▶ What is expected
All entries below need to be written out exactly, but without their pictures.

▶ Material for the task
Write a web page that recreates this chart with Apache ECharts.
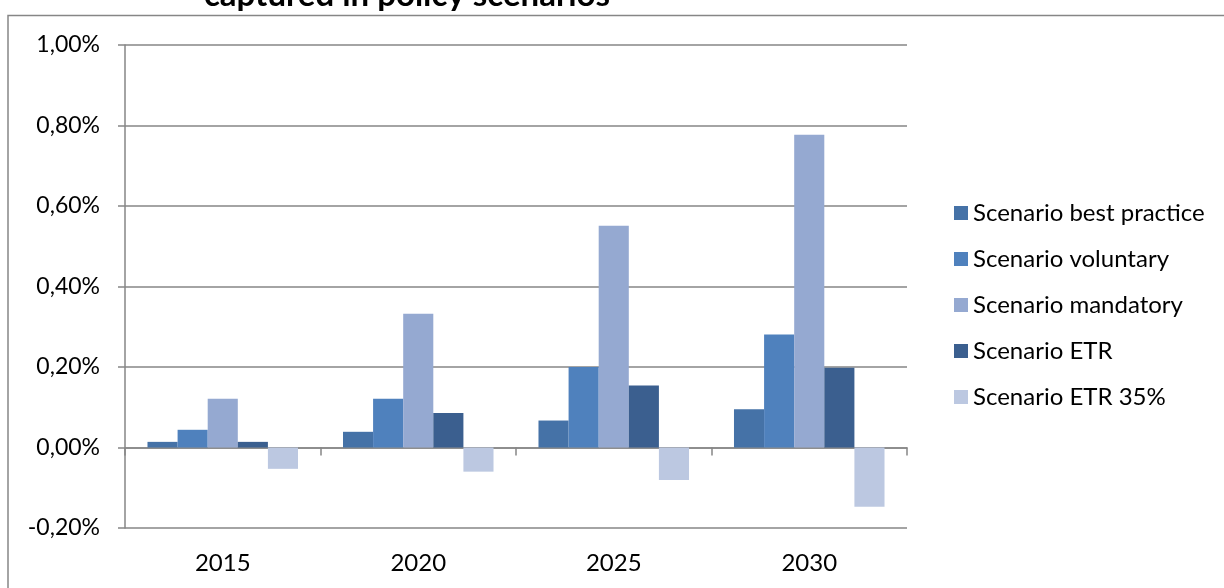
<!DOCTYPE html>
<html>
<head>
<meta charset="utf-8">
<script src="https://cdn.jsdelivr.net/npm/echarts@6/dist/echarts.min.js"></script>
<style>html,body{margin:0;padding:0;background:#fff}#c{width:1224px;height:588px}</style>
</head>
<body>
<div id="c"></div>
<script>
var categories = ['2015', '2020', '2025', '2030'];
var seriesNames = ['Scenario best practice', 'Scenario voluntary', 'Scenario mandatory', 'Scenario ETR', 'Scenario ETR 35%'];
var bestPractice = [0.014, 0.039, 0.067, 0.095];
var voluntary = [0.044, 0.121, 0.200, 0.281];
var mandatory = [0.121, 0.332, 0.551, 0.777];
var etr = [0.014, 0.086, 0.154, 0.198];
var etr35 = [-0.053, -0.060, -0.081, -0.147];
var colors = ['#4572A7', '#4F81BD', '#95A9D1', '#3B5F8F', '#BCC8E1'];
var titleText = 'captured in policy scenarios';

var FONT = 'Lato';
var values = [bestPractice, voluntary, mandatory, etr, etr35];
var chart = echarts.init(document.getElementById('c'), null, {renderer: 'canvas'});
var gray = '#868686';
var series = values.map(function (v, i) {
  return {
    name: seriesNames[i], type: 'bar', data: v, xAxisIndex: 0,
    barGap: '0%', barCategoryGap: '23%',
    itemStyle: {color: colors[i]},
    emphasis: {disabled: true}
  };
});
chart.setOption({
  animation: false,
  color: colors,
  graphic: [
    {type: 'rect', shape: {x: 8, y: 15.5, width: 1300, height: 700}, style: {fill: 'none', stroke: gray, lineWidth: 1.5}, silent: true},
    {type: 'text', x: 407, y: 12, style: {text: titleText, font: 'bold 33px ' + FONT, fill: '#000', textAlign: 'center', textVerticalAlign: 'bottom'}, silent: true}
  ],
  grid: {left: 125, right: 317, top: 45, bottom: 60, containLabel: false},
  legend: {
    orient: 'vertical', left: 949, top: 196, itemWidth: 14, itemHeight: 14, itemGap: 22,
    icon: 'rect', selectedMode: false,
    textStyle: {fontFamily: FONT, fontSize: 24, color: '#000', padding: [0, 0, 0, 0]},
    data: seriesNames
  },
  xAxis: [
    {type: 'category', data: categories, position: 'bottom',
     axisLine: {onZero: true, lineStyle: {color: gray, width: 1.5}},
     axisTick: {show: true, length: 8, lineStyle: {color: gray, width: 1.5}},
     axisLabel: {show: false}, splitLine: {show: false}},
    {type: 'category', data: categories, position: 'bottom', gridIndex: 0,
     axisLine: {show: false, onZero: false}, axisTick: {show: false},
     axisLabel: {show: true, margin: 23, fontFamily: FONT, fontSize: 24, color: '#000'}}
  ],
  yAxis: {
    type: 'value', min: -0.2, max: 1.0, interval: 0.2,
    axisLine: {show: true, lineStyle: {color: gray, width: 1.5}},
    axisTick: {show: true, inside: false, length: 7, lineStyle: {color: gray, width: 1.5}},
    splitLine: {show: true, lineStyle: {color: gray, width: 1.5}},
    axisLabel: {margin: 25, fontFamily: FONT, fontSize: 23, color: '#000',
      formatter: function (v) { return v.toFixed(2).replace('.', ',') + '%'; }}
  },
  series: series
});
</script>
</body>
</html>
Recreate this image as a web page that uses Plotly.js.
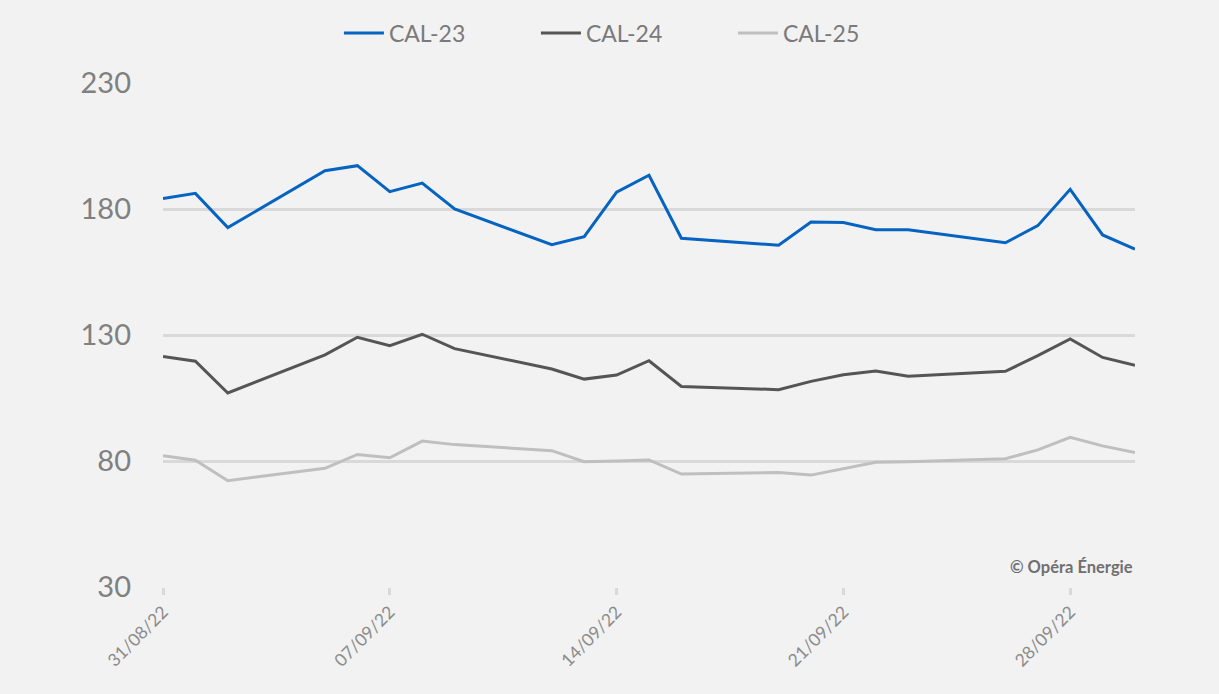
<!DOCTYPE html>
<html>
<head>
<meta charset="utf-8">
<script src="https://cdn.plot.ly/plotly-3.0.1.min.js"></script>
<style>html,body{margin:0;padding:0;background:#f2f2f2;}#chart{width:1219px;height:694px;}</style>
</head>
<body>
<div id="chart"></div>
<script>
const dates = ["2022-08-31","2022-09-01","2022-09-02","2022-09-05","2022-09-06","2022-09-07","2022-09-08","2022-09-09",
  "2022-09-12","2022-09-13","2022-09-14","2022-09-15","2022-09-16","2022-09-19","2022-09-20","2022-09-21","2022-09-22","2022-09-23",
  "2022-09-26","2022-09-27","2022-09-28","2022-09-29","2022-09-30"];
const cal23 = [184.2,186.2,172.6,195.2,197.2,186.9,190.3,180.0,165.8,169.0,186.7,193.4,168.4,165.6,174.8,174.6,171.8,171.8,166.6,173.4,187.8,169.7,164.1];
const cal24 = [121.5,119.6,107.0,122.1,129.1,125.8,130.3,124.6,116.5,112.5,114.1,119.8,109.6,108.3,111.6,114.2,115.7,113.6,115.6,121.8,128.4,121.1,118.0];
const cal25 = [82.1,80.3,72.2,77.1,82.6,81.3,87.9,86.5,84.1,79.7,80.0,80.4,74.8,75.4,74.4,77.0,79.5,79.7,80.9,84.4,89.4,86.0,83.4];
const seriesNames = ["CAL-23","CAL-24","CAL-25"];
const xTickVals = ["2022-08-31","2022-09-07","2022-09-14","2022-09-21","2022-09-28"];
const xTickText = ["31/08/22","07/09/22","14/09/22","21/09/22","28/09/22"];
const yTickVals = [30,80,130,180,230];

const colors = ["#0563c1","#555555","#bfbfbf"];
const vals = [cal23, cal24, cal25];
const traces = vals.map((v,i)=>({
  x: dates, y: v, type: "scatter", mode: "lines", name: seriesNames[i],
  line: {color: colors[i], width: 3}
}));
const font = "Lato, 'Noto Sans', sans-serif";
const layout = {
  width: 1219, height: 694,
  paper_bgcolor: "#f2f2f2", plot_bgcolor: "#f2f2f2",
  margin: {l: 163, r: 84, t: 83, b: 107},
  font: {family: font, color: "#7f7f7f"},
  showlegend: true,
  legend: {orientation: "h", x: 0.485, xanchor: "center", y: 1.099, yanchor: "middle",
    font: {size: 23, color: "#7a7a7a", family: font}, itemwidth: 40, entrywidth: 142, bgcolor: "rgba(0,0,0,0)"},
  xaxis: {type: "date", range: ["2022-08-31","2022-09-30"], tickvals: xTickVals, ticktext: xTickText,
    tickangle: -45, tickfont: {size: 17.5, color: "#8c8c8c"}, showgrid: false, zeroline: false,
    ticks: "outside", ticklen: 7, tickwidth: 3, tickcolor: "#d9d9d9", showline: false, fixedrange: true},
  yaxis: {range: [30, 230], tickvals: yTickVals, tickfont: {size: 29, color: "#808080"},
    showgrid: true, gridcolor: "#d9d9d9", gridwidth: 3, zeroline: false, ticks: "", ticklabelstandoff: 31,
    fixedrange: true},
  annotations: [{text: "<b>© Opéra Énergie</b>", xref: "paper", yref: "paper", x: 1, xanchor: "right",
    y: 0.04, yanchor: "middle", showarrow: false, font: {size: 16.5, color: "#6f6f6f", family: font}}],
  hovermode: false
};
Plotly.newPlot("chart", traces, layout, {displayModeBar: false, staticPlot: true});
</script>
</body>
</html>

▶ Solution
Write a web page that recreates this chart with Apache ECharts.
<!DOCTYPE html>
<html>
<head>
<meta charset="utf-8">
<script src="https://cdn.jsdelivr.net/npm/echarts@6/dist/echarts.min.js"></script>
<style>html,body{margin:0;padding:0;background:#fff}#c{width:1224px;height:588px}</style>
</head>
<body>
<div id="c"></div>
<script>
var categories = ['2015', '2020', '2025', '2030'];
var seriesNames = ['Scenario best practice', 'Scenario voluntary', 'Scenario mandatory', 'Scenario ETR', 'Scenario ETR 35%'];
var bestPractice = [0.014, 0.039, 0.067, 0.095];
var voluntary = [0.044, 0.121, 0.200, 0.281];
var mandatory = [0.121, 0.332, 0.551, 0.777];
var etr = [0.014, 0.086, 0.154, 0.198];
var etr35 = [-0.053, -0.060, -0.081, -0.147];
var colors = ['#4572A7', '#4F81BD', '#95A9D1', '#3B5F8F', '#BCC8E1'];
var titleText = 'captured in policy scenarios';

var FONT = 'Lato';
var values = [bestPractice, voluntary, mandatory, etr, etr35];
var chart = echarts.init(document.getElementById('c'), null, {renderer: 'canvas'});
var gray = '#868686';
var series = values.map(function (v, i) {
  return {
    name: seriesNames[i], type: 'bar', data: v, xAxisIndex: 0,
    barGap: '0%', barCategoryGap: '23%',
    itemStyle: {color: colors[i]},
    emphasis: {disabled: true}
  };
});
chart.setOption({
  animation: false,
  color: colors,
  graphic: [
    {type: 'rect', shape: {x: 8, y: 15.5, width: 1300, height: 700}, style: {fill: 'none', stroke: gray, lineWidth: 1.5}, silent: true},
    {type: 'text', x: 407, y: 12, style: {text: titleText, font: 'bold 33px ' + FONT, fill: '#000', textAlign: 'center', textVerticalAlign: 'bottom'}, silent: true}
  ],
  grid: {left: 125, right: 317, top: 45, bottom: 60, containLabel: false},
  legend: {
    orient: 'vertical', left: 949, top: 196, itemWidth: 14, itemHeight: 14, itemGap: 22,
    icon: 'rect', selectedMode: false,
    textStyle: {fontFamily: FONT, fontSize: 24, color: '#000', padding: [0, 0, 0, 0]},
    data: seriesNames
  },
  xAxis: [
    {type: 'category', data: categories, position: 'bottom',
     axisLine: {onZero: true, lineStyle: {color: gray, width: 1.5}},
     axisTick: {show: true, length: 8, lineStyle: {color: gray, width: 1.5}},
     axisLabel: {show: false}, splitLine: {show: false}},
    {type: 'category', data: categories, position: 'bottom', gridIndex: 0,
     axisLine: {show: false, onZero: false}, axisTick: {show: false},
     axisLabel: {show: true, margin: 23, fontFamily: FONT, fontSize: 24, color: '#000'}}
  ],
  yAxis: {
    type: 'value', min: -0.2, max: 1.0, interval: 0.2,
    axisLine: {show: true, lineStyle: {color: gray, width: 1.5}},
    axisTick: {show: true, inside: false, length: 7, lineStyle: {color: gray, width: 1.5}},
    splitLine: {show: true, lineStyle: {color: gray, width: 1.5}},
    axisLabel: {margin: 25, fontFamily: FONT, fontSize: 23, color: '#000',
      formatter: function (v) { return v.toFixed(2).replace('.', ',') + '%'; }}
  },
  series: series
});
</script>
</body>
</html>
Recreate this image as a web page that uses Plotly.js.
<!DOCTYPE html>
<html>
<head>
<meta charset="utf-8">
<script src="https://cdn.plot.ly/plotly-3.0.1.min.js"></script>
<style>html,body{margin:0;padding:0;background:#f2f2f2;}#chart{width:1219px;height:694px;}</style>
</head>
<body>
<div id="chart"></div>
<script>
const dates = ["2022-08-31","2022-09-01","2022-09-02","2022-09-05","2022-09-06","2022-09-07","2022-09-08","2022-09-09",
  "2022-09-12","2022-09-13","2022-09-14","2022-09-15","2022-09-16","2022-09-19","2022-09-20","2022-09-21","2022-09-22","2022-09-23",
  "2022-09-26","2022-09-27","2022-09-28","2022-09-29","2022-09-30"];
const cal23 = [184.2,186.2,172.6,195.2,197.2,186.9,190.3,180.0,165.8,169.0,186.7,193.4,168.4,165.6,174.8,174.6,171.8,171.8,166.6,173.4,187.8,169.7,164.1];
const cal24 = [121.5,119.6,107.0,122.1,129.1,125.8,130.3,124.6,116.5,112.5,114.1,119.8,109.6,108.3,111.6,114.2,115.7,113.6,115.6,121.8,128.4,121.1,118.0];
const cal25 = [82.1,80.3,72.2,77.1,82.6,81.3,87.9,86.5,84.1,79.7,80.0,80.4,74.8,75.4,74.4,77.0,79.5,79.7,80.9,84.4,89.4,86.0,83.4];
const seriesNames = ["CAL-23","CAL-24","CAL-25"];
const xTickVals = ["2022-08-31","2022-09-07","2022-09-14","2022-09-21","2022-09-28"];
const xTickText = ["31/08/22","07/09/22","14/09/22","21/09/22","28/09/22"];
const yTickVals = [30,80,130,180,230];

const colors = ["#0563c1","#555555","#bfbfbf"];
const vals = [cal23, cal24, cal25];
const traces = vals.map((v,i)=>({
  x: dates, y: v, type: "scatter", mode: "lines", name: seriesNames[i],
  line: {color: colors[i], width: 3}
}));
const font = "Lato, 'Noto Sans', sans-serif";
const layout = {
  width: 1219, height: 694,
  paper_bgcolor: "#f2f2f2", plot_bgcolor: "#f2f2f2",
  margin: {l: 163, r: 84, t: 83, b: 107},
  font: {family: font, color: "#7f7f7f"},
  showlegend: true,
  legend: {orientation: "h", x: 0.485, xanchor: "center", y: 1.099, yanchor: "middle",
    font: {size: 23, color: "#7a7a7a", family: font}, itemwidth: 40, entrywidth: 142, bgcolor: "rgba(0,0,0,0)"},
  xaxis: {type: "date", range: ["2022-08-31","2022-09-30"], tickvals: xTickVals, ticktext: xTickText,
    tickangle: -45, tickfont: {size: 17.5, color: "#8c8c8c"}, showgrid: false, zeroline: false,
    ticks: "outside", ticklen: 7, tickwidth: 3, tickcolor: "#d9d9d9", showline: false, fixedrange: true},
  yaxis: {range: [30, 230], tickvals: yTickVals, tickfont: {size: 29, color: "#808080"},
    showgrid: true, gridcolor: "#d9d9d9", gridwidth: 3, zeroline: false, ticks: "", ticklabelstandoff: 31,
    fixedrange: true},
  annotations: [{text: "<b>© Opéra Énergie</b>", xref: "paper", yref: "paper", x: 1, xanchor: "right",
    y: 0.04, yanchor: "middle", showarrow: false, font: {size: 16.5, color: "#6f6f6f", family: font}}],
  hovermode: false
};
Plotly.newPlot("chart", traces, layout, {displayModeBar: false, staticPlot: true});
</script>
</body>
</html>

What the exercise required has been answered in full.